## Start
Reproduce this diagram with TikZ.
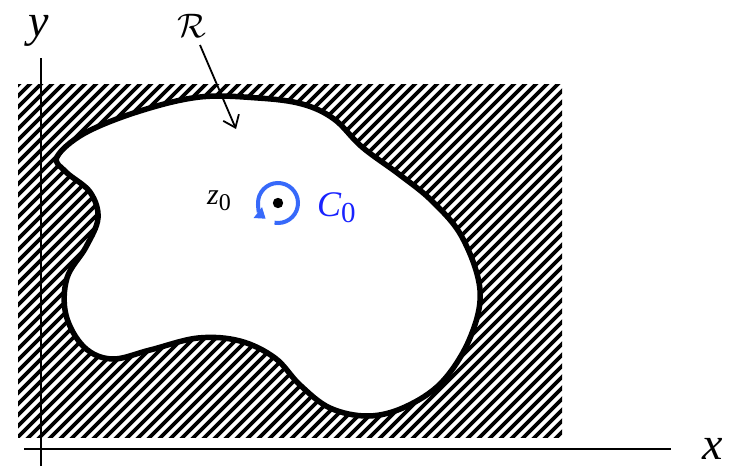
\documentclass[tikz,border=0pt]{standalone}
\usepackage{fontspec}
\setmainfont{Liberation Serif}
\usetikzlibrary{arrows.meta,calc}
\definecolor{cblue}{RGB}{55,105,250}
\definecolor{tblue}{RGB}{25,35,255}
\tikzset{
  axisline/.style={line width=1.8pt},
  outline/.style={line width=5.5pt, fill=white},
  hatchline/.style={line width=3.6pt},
}
\begin{document}
\begin{tikzpicture}[x=1pt,y=-1pt]
\useasboundingbox (0,0) rectangle (732,468);
% hatched rectangle
\begin{scope}
  \clip (18,85) rectangle (562,437);
  \foreach \k in {0,...,86} { \draw[hatchline] (\k*11-370,440) -- ++(370,-370); }
\end{scope}
% region R
\draw[outline] plot[smooth cycle, tension=0.6] coordinates {
(57,157) (85,133) (140,111) (200,97) (258,98) (302,104) (334,119) (362,147)
(400,175) (432,201) (462,237) (480,290) (470,338) (442,382) (405,407) (368,416)
(330,408) (300,385) (275,358) (240,341) (198,338) (150,350) (112,359)
(84,347) (66,315) (67,278) (86,247) (98,218) (90,192) (66,172)};
% axes
\coordinate (ybot) at (41,466);
\coordinate (ytop) at (41,58);
\coordinate (xleft) at (24,449);
\coordinate (xright) at (671,449);
\draw[axisline] (ybot) -- (ytop);
\draw[axisline] (xleft) -- (xright);
\node[anchor=base, inner sep=0pt] (ylab) at (39,37) {\fontsize{46}{46}\selectfont\itshape y};
\node[anchor=base, inner sep=0pt] (xlab) at (713,459) {\fontsize{46}{46}\selectfont\itshape x};
% R label and arrow
\node[inner sep=0pt, scale=3.4] (rlab) at (192,26) {$\mathcal{R}$};
\coordinate (rtail) at (200,45);
\coordinate (rhead) at (236,129);
\draw[line width=1.8pt, -{Straight Barb[length=11pt,width=17pt]}] (rtail) -- (rhead);
% z0 and C0
\coordinate (c) at (278,203);
\fill (c) circle (5.2);
\draw[cblue, line width=4pt, -{Triangle[length=10pt,width=13pt]}] ($(c)+(100:20)$) arc[start angle=100, end angle=-232, radius=20];
\node[anchor=base west, inner sep=0pt] (z0) at (207,205) {\fontsize{30}{30}\selectfont\itshape z\raisebox{-6pt}{\upshape\fontsize{24}{24}\selectfont 0}};
\node[anchor=base west, inner sep=0pt, text=tblue] (c0) at (317,217) {\fontsize{36}{36}\selectfont\itshape C\raisebox{-6pt}{\upshape\fontsize{29}{29}\selectfont 0}};
\end{tikzpicture}
\end{document}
## End
Return each line exactly as written. Any picture gets left out.

◆ Worked answer:
Reproduce this diagram with TikZ.
\documentclass[tikz,border=0pt]{standalone}
\usepackage{fontspec}
\setmainfont{Liberation Serif}
\usetikzlibrary{arrows.meta,calc}
\definecolor{cblue}{RGB}{55,105,250}
\definecolor{tblue}{RGB}{25,35,255}
\tikzset{
  axisline/.style={line width=1.8pt},
  outline/.style={line width=5.5pt, fill=white},
  hatchline/.style={line width=3.6pt},
}
\begin{document}
\begin{tikzpicture}[x=1pt,y=-1pt]
\useasboundingbox (0,0) rectangle (732,468);
% hatched rectangle
\begin{scope}
  \clip (18,85) rectangle (562,437);
  \foreach \k in {0,...,86} { \draw[hatchline] (\k*11-370,440) -- ++(370,-370); }
\end{scope}
% region R
\draw[outline] plot[smooth cycle, tension=0.6] coordinates {
(57,157) (85,133) (140,111) (200,97) (258,98) (302,104) (334,119) (362,147)
(400,175) (432,201) (462,237) (480,290) (470,338) (442,382) (405,407) (368,416)
(330,408) (300,385) (275,358) (240,341) (198,338) (150,350) (112,359)
(84,347) (66,315) (67,278) (86,247) (98,218) (90,192) (66,172)};
% axes
\coordinate (ybot) at (41,466);
\coordinate (ytop) at (41,58);
\coordinate (xleft) at (24,449);
\coordinate (xright) at (671,449);
\draw[axisline] (ybot) -- (ytop);
\draw[axisline] (xleft) -- (xright);
\node[anchor=base, inner sep=0pt] (ylab) at (39,37) {\fontsize{46}{46}\selectfont\itshape y};
\node[anchor=base, inner sep=0pt] (xlab) at (713,459) {\fontsize{46}{46}\selectfont\itshape x};
% R label and arrow
\node[inner sep=0pt, scale=3.4] (rlab) at (192,26) {$\mathcal{R}$};
\coordinate (rtail) at (200,45);
\coordinate (rhead) at (236,129);
\draw[line width=1.8pt, -{Straight Barb[length=11pt,width=17pt]}] (rtail) -- (rhead);
% z0 and C0
\coordinate (c) at (278,203);
\fill (c) circle (5.2);
\draw[cblue, line width=4pt, -{Triangle[length=10pt,width=13pt]}] ($(c)+(100:20)$) arc[start angle=100, end angle=-232, radius=20];
\node[anchor=base west, inner sep=0pt] (z0) at (207,205) {\fontsize{30}{30}\selectfont\itshape z\raisebox{-6pt}{\upshape\fontsize{24}{24}\selectfont 0}};
\node[anchor=base west, inner sep=0pt, text=tblue] (c0) at (317,217) {\fontsize{36}{36}\selectfont\itshape C\raisebox{-6pt}{\upshape\fontsize{29}{29}\selectfont 0}};
\end{tikzpicture}
\end{document}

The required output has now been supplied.